Anyone else get King Schultz vibes when his wagon rolls into town with that bobbly tooth? I think Tarantino knows what's up. There were other bits and pieces here and you can tell this film runs deep in cultural lore.

The ending is great, too. For all their violence and hatred of each other clouds their judgment. There is a bit of inherited evil here, like McTeague's father was a drunken horror, and by the film's end he acts like him as well as visually recalls him. But that's just not an excuse, they make all the decisions they make and their judgment is clouded by wrath and vengeance for no real purpose. It's an assuredly brutal film and one that you can picture getting made in director Erich von Stroheim's basement as a mad scientist without regard to audience, box office, toys, or Oscars. It's a pure film, man. Epic in scope, length, acting, and even the luscious gold-tinted cinematography. One might call it the AVABAR 2: Wet 'n' Wild (2022) of its time.

I liked this a lot, I wish had given myself more time to watch it and digest, honestly I rushed things this week before the New Year.

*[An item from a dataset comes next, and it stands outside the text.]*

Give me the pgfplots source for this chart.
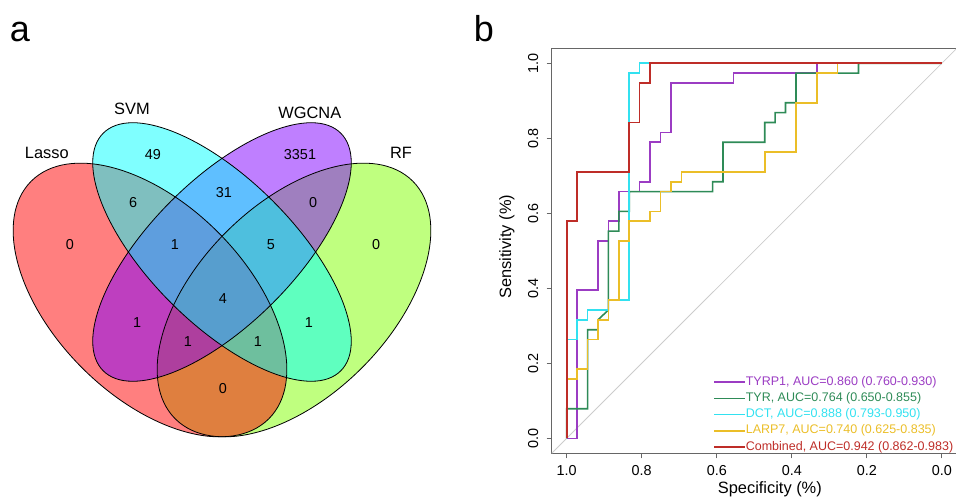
\documentclass[border=0pt]{standalone}
\usepackage{fontspec}
\setmainfont{Liberation Sans}
\usepackage{pgfplots}
\pgfplotsset{compat=1.18}

% venn fills (drawn at 50% opacity)
\definecolor{vRF}{RGB}{127,255,0}
\definecolor{vLasso}{RGB}{255,0,0}
\definecolor{vWG}{RGB}{127,0,255}
\definecolor{vSVM}{RGB}{0,255,255}
% roc curves
\definecolor{cTYRP}{RGB}{155,60,195}
\definecolor{cTYR}{RGB}{46,139,87}
\definecolor{cDCT}{RGB}{50,225,240}
\definecolor{cLARP}{RGB}{235,190,40}
\definecolor{cComb}{RGB}{190,45,40}

\newcommand{\fnum}{\fontsize{14.4}{16}\selectfont}
\newcommand{\fcat}{\fontsize{16.4}{18}\selectfont}

\begin{document}
\begin{tikzpicture}
\useasboundingbox (0,0) rectangle (956pt,501pt);

\node[font=\fontsize{36}{40}\selectfont, anchor=base] at (20pt,459pt) {a};
\node[font=\fontsize{36}{40}\selectfont, anchor=base] at (484pt,459pt) {b};

% ---- panel a: venn
\begin{axis}[at={(-18pt,-24.6pt)}, anchor=south west,
  x=480pt, y=480pt, xmin=0, xmax=1, ymin=0, ymax=1,
  hide axis, clip=false]
\fill[vRF, fill opacity=0.5, rotate around={45:(axis cs:0.65,0.47)}] (axis cs:0.65,0.47) ellipse [x radius=168pt, y radius=96pt];
\fill[vLasso, fill opacity=0.5, rotate around={-45:(axis cs:0.35,0.47)}] (axis cs:0.35,0.47) ellipse [x radius=168pt, y radius=96pt];
\fill[vWG, fill opacity=0.5, rotate around={45:(axis cs:0.5,0.57)}] (axis cs:0.5,0.57) ellipse [x radius=168pt, y radius=72pt];
\fill[vSVM, fill opacity=0.5, rotate around={-45:(axis cs:0.5,0.57)}] (axis cs:0.5,0.57) ellipse [x radius=168pt, y radius=72pt];
\draw[black, line width=0.8pt, rotate around={45:(axis cs:0.65,0.47)}] (axis cs:0.65,0.47) ellipse [x radius=168pt, y radius=96pt];
\draw[black, line width=0.8pt, rotate around={-45:(axis cs:0.35,0.47)}] (axis cs:0.35,0.47) ellipse [x radius=168pt, y radius=96pt];
\draw[black, line width=0.8pt, rotate around={45:(axis cs:0.5,0.57)}] (axis cs:0.5,0.57) ellipse [x radius=168pt, y radius=72pt];
\draw[black, line width=0.8pt, rotate around={-45:(axis cs:0.5,0.57)}] (axis cs:0.5,0.57) ellipse [x radius=168pt, y radius=72pt];

\node[font=\fcat] at (axis cs:0.135,0.776) {Lasso};
\node[font=\fcat] at (axis cs:0.3125,0.868) {SVM};
\node[font=\fcat] at (axis cs:0.683,0.860) {WGCNA};
\node[font=\fcat] at (axis cs:0.873,0.776) {RF};

\node[font=\fnum] at (axis cs:0.356,0.774) {49};
\node[font=\fnum] at (axis cs:0.6625,0.774) {3351};
\node[font=\fnum] at (axis cs:0.504,0.693) {31};
\node[font=\fnum] at (axis cs:0.315,0.672) {6};
\node[font=\fnum] at (axis cs:0.690,0.672) {0};
\node[font=\fnum] at (axis cs:0.183,0.585) {0};
\node[font=\fnum] at (axis cs:0.402,0.585) {1};
\node[font=\fnum] at (axis cs:0.602,0.585) {5};
\node[font=\fnum] at (axis cs:0.821,0.585) {0};
\node[font=\fnum] at (axis cs:0.502,0.474) {4};
\node[font=\fnum] at (axis cs:0.323,0.422) {1};
\node[font=\fnum] at (axis cs:0.681,0.422) {1};
\node[font=\fnum] at (axis cs:0.429,0.3825) {1};
\node[font=\fnum] at (axis cs:0.575,0.3825) {1};
\node[font=\fnum] at (axis cs:0.502,0.285) {0};
\end{axis}

% ---- panel b: ROC curves
\begin{axis}[at={(551.7pt,47.7pt)}, anchor=south west,
  scale only axis, width=436.3pt, height=405pt,
  x dir=reverse, xmin=-0.123, xmax=1.04, ymin=-0.04, ymax=1.04,
  xtick={0,0.2,0.4,0.6,0.8,1}, xticklabels={0.0,0.2,0.4,0.6,0.8,1.0},
  ytick={0,0.2,0.4,0.6,0.8,1}, yticklabels={0.0,0.2,0.4,0.6,0.8,1.0},
  tick pos=left, tick align=outside, major tick length=5pt,
  axis line style={black!60, line width=1.2pt},
  every tick/.style={black!60, line width=1pt},
  tick label style={font=\fnum},
  xticklabel style={yshift=-4pt},
  yticklabel style={xshift=-5pt, rotate=90, anchor=south},
  xlabel={Specificity (\%)}, ylabel={Sensitivity (\%)},
  label style={font=\fcat},
  xlabel style={at={(axis description cs:0.5,-0.088)}, anchor=center},
  ylabel style={at={(axis description cs:-0.1025,0.51)}, anchor=center},
  legend cell align=left,
  legend image code/.code={\draw[#1] (0pt,0pt) -- (24pt,0pt); \path (0pt,0pt) -- (31pt,0pt);},
  legend style={draw=none, fill=none, at={(axis description cs:0.3697,0.0)}, anchor=south west,
    font=\fontsize{12.5}{14}\selectfont, row sep=4.25pt, inner sep=0pt,
    nodes={inner sep=0pt, text height=9pt, text depth=3pt}},
  no markers]

\addplot[color=black!20, line width=0.8pt, forget plot] coordinates {(1.04,-0.04) (-0.04,1.04)};

\addplot[color=cTYRP, line width=1.6pt] coordinates {
(1,0) (0.9722,0) (0.9722,0.3947) (0.9167,0.3947) (0.9167,0.5263) (0.8889,0.5263)
(0.8889,0.5789) (0.8611,0.5789) (0.8611,0.6579) (0.8056,0.6579) (0.8056,0.6842)
(0.7778,0.6842) (0.7778,0.7895) (0.75,0.7895) (0.75,0.8158) (0.7222,0.8158)
(0.7222,0.9474) (0.5556,0.9474) (0.5556,0.9737) (0.3333,0.9737) (0.3333,1) (0,1)};
\addlegendentry[text=cTYRP]{TYRP1, AUC=0.860 (0.760-0.930)}

\addplot[color=cTYR, line width=1.6pt] coordinates {
(1,0) (1,0.0789) (0.9444,0.0789) (0.9444,0.2895) (0.9167,0.2895) (0.9167,0.3158)
(0.8889,0.3421) (0.8889,0.5526) (0.8611,0.5526) (0.8611,0.6053) (0.8333,0.6053)
(0.8333,0.6579) (0.6111,0.6579) (0.6111,0.6842) (0.5833,0.6842) (0.5833,0.7895)
(0.4722,0.7895) (0.4722,0.8421) (0.4444,0.8421) (0.4444,0.8684) (0.4167,0.8684)
(0.4167,0.8947) (0.3889,0.8947) (0.3889,0.9737) (0.2222,0.9737) (0.2222,1) (0,1)};
\addlegendentry[text=cTYR]{TYR, AUC=0.764 (0.650-0.855)}

\addplot[color=cDCT, line width=1.6pt] coordinates {
(1,0) (1,0.2632) (0.9722,0.2632) (0.9722,0.3158) (0.9444,0.3158) (0.9444,0.3421)
(0.8889,0.3421) (0.8889,0.3684) (0.8333,0.3684) (0.8333,0.9737) (0.8056,0.9737)
(0.8056,1) (0,1)};
\addlegendentry[text=cDCT]{DCT, AUC=0.888 (0.793-0.950)}

\addplot[color=cLARP, line width=1.6pt] coordinates {
(1,0) (1,0.1579) (0.9722,0.1579) (0.9722,0.1842) (0.9444,0.1842) (0.9444,0.2632)
(0.9167,0.2632) (0.9167,0.3158) (0.8889,0.3158) (0.8889,0.3684) (0.8611,0.3684)
(0.8611,0.5263) (0.8333,0.5263) (0.8333,0.5789) (0.7778,0.5789) (0.7778,0.6053)
(0.75,0.6053) (0.75,0.6579) (0.7222,0.6579) (0.7222,0.6842) (0.6944,0.6842)
(0.6944,0.7105) (0.4722,0.7105) (0.4722,0.7632) (0.3889,0.7632) (0.3889,0.8947)
(0.3333,0.8947) (0.3333,0.9737) (0.2778,0.9737) (0.2778,1) (0,1)};
\addlegendentry[text=cLARP]{LARP7, AUC=0.740 (0.625-0.835)}

\addplot[color=cComb, line width=1.6pt] coordinates {
(1,0) (1,0.5789) (0.9722,0.5789) (0.9722,0.7105) (0.8333,0.7105) (0.8333,0.8421)
(0.8056,0.8421) (0.8056,0.9474) (0.7778,0.9474) (0.7778,1) (0,1)};
\addlegendentry[text=cComb]{Combined, AUC=0.942 (0.862-0.983)}
\end{axis}
\end{tikzpicture}
\end{document}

What's on the docket, next, then folks? We're 52 movies closer to watching every great forgotten movie that has burned a hole in my queue. Next year we'll keep this up because I like how it forces me to watch stuff, but I might lighten up the release schedule. Some weeks are just tough, man. I've got 38 movies on my list right now, come January I'll announce my pledge and start getting at it.